Ugg brand owner Deckers Brands has reported a rise in sales and narrowed its net loss for the first quarter but warned of possible supply chain disruptions in the future.

The company said it experienced certain capacity constraints within its strategic sourcing network during the first quarter – which includes material vendors and third-party manufacturers – in addition to disruptions related to travel restrictions between country borders and production facilities.

Speaking to analysts on the firm's first-quarter earnings call yesterday (30 July), chief financial officer Steve Fasching added that the company faces higher expenses to ship less product due to "social distancing measures in place at our Moreno Valley and third-party logistics distribution centres."

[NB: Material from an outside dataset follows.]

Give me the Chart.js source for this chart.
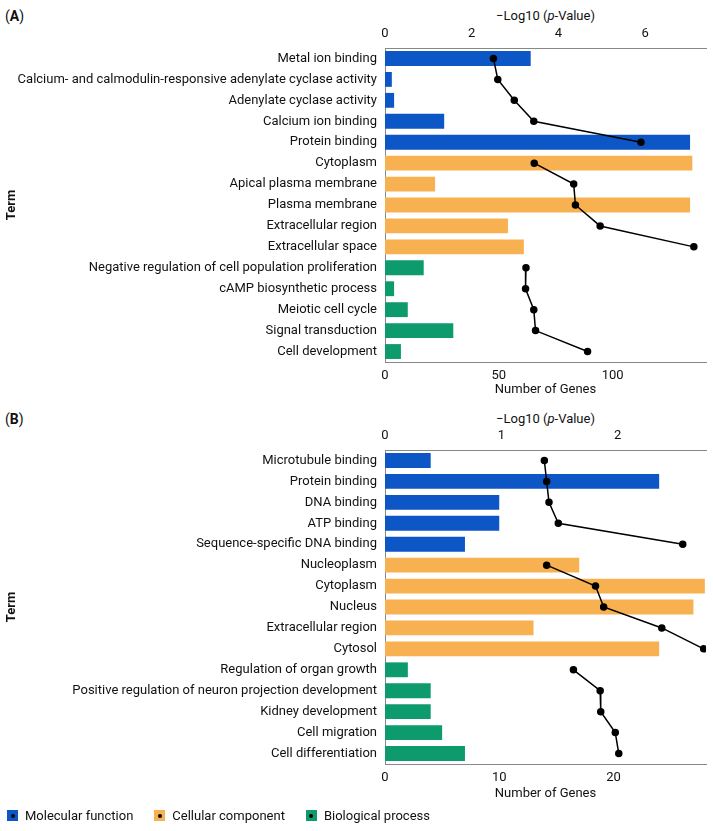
<!DOCTYPE html>
<html>
<head>
<meta charset="utf-8">
<script src="https://cdn.jsdelivr.net/npm/chart.js@4.4.1/dist/chart.umd.min.js"></script>
<style>
  body { margin: 0; background: #fff; font-family: Roboto, "Noto Sans", sans-serif; color: #111; }
  #wrap { position: relative; width: 713px; height: 831px; }
  .panel { position: absolute; left: 0; width: 713px; }
  .tag { position: absolute; left: 5px; font-size: 14px; }
  .ptitle { position: absolute; left: 385px; width: 321px; text-align: center; font-size: 13px; }
  #legend { position: absolute; left: 7px; top: 808px; font-size: 13px; display: flex; }
  .item { display: flex; align-items: center; margin-right: 21px; }
  .sw { width: 11px; height: 11px; position: relative; margin-right: 7px; }
  .sw::after { content: ""; position: absolute; left: 3.5px; top: 3.5px; width: 4px; height: 4px; border-radius: 50%; background: #000; }
</style>
</head>
<body>
<div id="wrap">
  <div class="tag" style="top:8px">(<b>A</b>)</div>
  <div class="ptitle" style="top:8px">&minus;Log10 (<i>p</i>-Value)</div>
  <div class="panel" style="top:0;height:400px"><canvas id="chartA"></canvas></div>

  <div class="tag" style="top:411px">(<b>B</b>)</div>
  <div class="ptitle" style="top:411px">&minus;Log10 (<i>p</i>-Value)</div>
  <div class="panel" style="top:400px;height:410px"><canvas id="chartB"></canvas></div>

  <div id="legend">
    <div class="item"><span class="sw" style="background:#0d56c6"></span>Molecular function</div>
    <div class="item"><span class="sw" style="background:#f8b150"></span>Cellular component</div>
    <div class="item"><span class="sw" style="background:#0d9a6c"></span>Biological process</div>
  </div>
</div>

<script>
// Cores das categorias
const colorMF = "#0d56c6";
const colorCC = "#f8b150";
const colorBP = "#0d9a6c";

// Painel A
const termsA = [
  "Metal ion binding",
  "Calcium- and calmodulin-responsive adenylate cyclase activity",
  "Adenylate cyclase activity",
  "Calcium ion binding",
  "Protein binding",
  "Cytoplasm",
  "Apical plasma membrane",
  "Plasma membrane",
  "Extracellular region",
  "Extracellular space",
  "Negative regulation of cell population proliferation",
  "cAMP biosynthetic process",
  "Meiotic cell cycle",
  "Signal transduction",
  "Cell development",
];
const genesA = [64, 3, 4, 26, 134, 135, 22, 134, 54, 61, 17, 4, 10, 30, 7];
const logPA = [2.5, 2.6, 2.98, 3.43, 5.9, 3.44, 4.35, 4.39, 4.96, 7.12, 3.25, 3.24, 3.43, 3.47, 4.67];
const groupsA = [5, 5, 5]; // MF, CC, BP

// Painel B
const termsB = [
  "Microtubule binding",
  "Protein binding",
  "DNA binding",
  "ATP binding",
  "Sequence-specific DNA binding",
  "Nucleoplasm",
  "Cytoplasm",
  "Nucleus",
  "Extracellular region",
  "Cytosol",
  "Regulation of organ growth",
  "Positive regulation of neuron projection development",
  "Kidney development",
  "Cell migration",
  "Cell differentiation",
];
const genesB = [4, 24, 10, 10, 7, 17, 28, 27, 13, 24, 2, 4, 4, 5, 7];
const logPB = [1.37, 1.39, 1.41, 1.49, 2.56, 1.39, 1.81, 1.88, 2.38, 2.74, 1.62, 1.85, 1.855, 1.98, 2.01];
const groupsB = [5, 5, 5];

// Eixos
const genesTicksA = { max: 141, step: 50 };
const logTicksA = { max: 7.4, step: 2 };
const genesTicksB = { max: 28.1, step: 10 };
const logTicksB = { max: 2.76, step: 1 };

const font = { family: "Roboto, 'Noto Sans', sans-serif", size: 13 };

function barColors(groups) {
  const cols = [colorMF, colorCC, colorBP];
  const out = [];
  groups.forEach((n, g) => { for (let i = 0; i < n; i++) out.push(cols[g]); });
  return out;
}

// Uma linha por categoria (quebra entre grupos)
function lineSets(values, groups) {
  const sets = [];
  let start = 0;
  groups.forEach((n) => {
    const data = values.map((v, i) => (i >= start && i < start + n ? v : null));
    sets.push({
      type: "line",
      indexAxis: "y",
      xAxisID: "x2",
      data: data,
      borderColor: "#000",
      backgroundColor: "#000",
      borderWidth: 1.5,
      pointRadius: 3,
      pointHoverRadius: 3,
      spanGaps: false,
      tension: 0,
    });
    start += n;
  });
  return sets;
}

function makeChart(id, terms, genes, logP, groups, gTicks, lTicks, topH, botH, titlePad) {
  const ctx = document.getElementById(id).getContext("2d");
  return new Chart(ctx, {
    data: {
      labels: terms,
      datasets: [
        {
          type: "bar",
          data: genes,
          xAxisID: "x",
          backgroundColor: barColors(groups),
          categoryPercentage: 1,
          barPercentage: 0.71,
          order: 2,
        },
        ...lineSets(logP, groups),
      ],
    },
    options: {
      indexAxis: "y",
      responsive: true,
      maintainAspectRatio: false,
      animation: false,
      layout: { padding: { left: 0, right: 7, top: 0, bottom: 0 } },
      plugins: { legend: { display: false }, tooltip: { enabled: false } },
      scales: {
        y: {
          type: "category",
          offset: true,
          grid: { display: false, drawTicks: false },
          border: { display: true, color: "#888", width: 1 },
          ticks: { color: "#111", font: font, padding: 8 },
          title: { display: true, text: "Term", color: "#111", font: { ...font, weight: "bold" }, padding: { top: 4 } },
          afterFit: (s) => { s.width = 385; },
        },
        x: {
          type: "linear",
          position: "bottom",
          min: 0,
          max: gTicks.max,
          grid: { display: false, drawTicks: false },
          border: { display: true, color: "#888", width: 1 },
          ticks: { stepSize: gTicks.step, includeBounds: false, color: "#111", font: font, padding: 6 },
          title: { display: true, text: "Number of Genes", color: "#111", font: font, padding: { top: 0, bottom: titlePad } },
          afterFit: (s) => { s.height = botH; },
        },
        x2: {
          type: "linear",
          position: "top",
          min: 0,
          max: lTicks.max,
          grid: { display: false, drawTicks: false },
          border: { display: true, color: "#888", width: 1 },
          ticks: { stepSize: lTicks.step, includeBounds: false, color: "#111", font: font, padding: 6 },
          afterFit: (s) => { s.height = topH; },
        },
      },
    },
  });
}

makeChart("chartA", termsA, genesA, logPA, groupsA, genesTicksA, logTicksA, 48, 38, 2);
makeChart("chartB", termsB, genesB, logPB, groupsB, genesTicksB, logTicksB, 50, 46, 8);
</script>
</body>
</html>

Deckers also anticipates operational challenges related to capacity constraints at these distribution centres, including higher levels of e-commerce shipments during peak wholesale volume periods.

To help mitigate some of these workload impacts, Deckers is partnering with wholesalers to potentially ship some product earlier, "which could result in the cadence of revenue looking different than previous years."

First-quarter results

For the three months to 30 June, the company, whose brands also include Koolaburra, Hoka One One, Teva and Sanuk, posted a net loss of US$7.97m, compared to a loss of $19.35m a year earlier. Gross margin widened to 50.3% from 47% for the same period last year.

Net sales, meanwhile, edged up 2.3% to $283.2m from $276.8m last time. On a constant currency basis, net sales were up 2.8%.

Each of the group's brands posted net sales decline in the period, apart from Hoka One One, which saw revenues jump 37.1% to $109m, compared to $79.5m in the prior year.

Ugg brand net sales were down 10% to $124.7m, while those at Teva dropped 7.9% to $35.2m from $38.3m last year. Sanuk net sales fell 29.2% to $13.2m. 

Domestic net sales, meanwhile, grew by 10.2% in the period to $184.3m, while international net sales fell 9.7% to $98.9m.

"First quarter performance was a testament to the resilience of our brands, the strength of our e-commerce platform, and the hard work of our employees," said CEO Dave Powers. "While we are encouraged by the positive start to fiscal year 2021, we expect further challenges related to the Covid-19 pandemic, depending on the duration and severity of economic effects."

As of this week, approximately 95% of the company's global stores are open. However, Deckers said it anticipates additional closures or limitations during peak periods given the ongoing and uncertain pandemic conditions.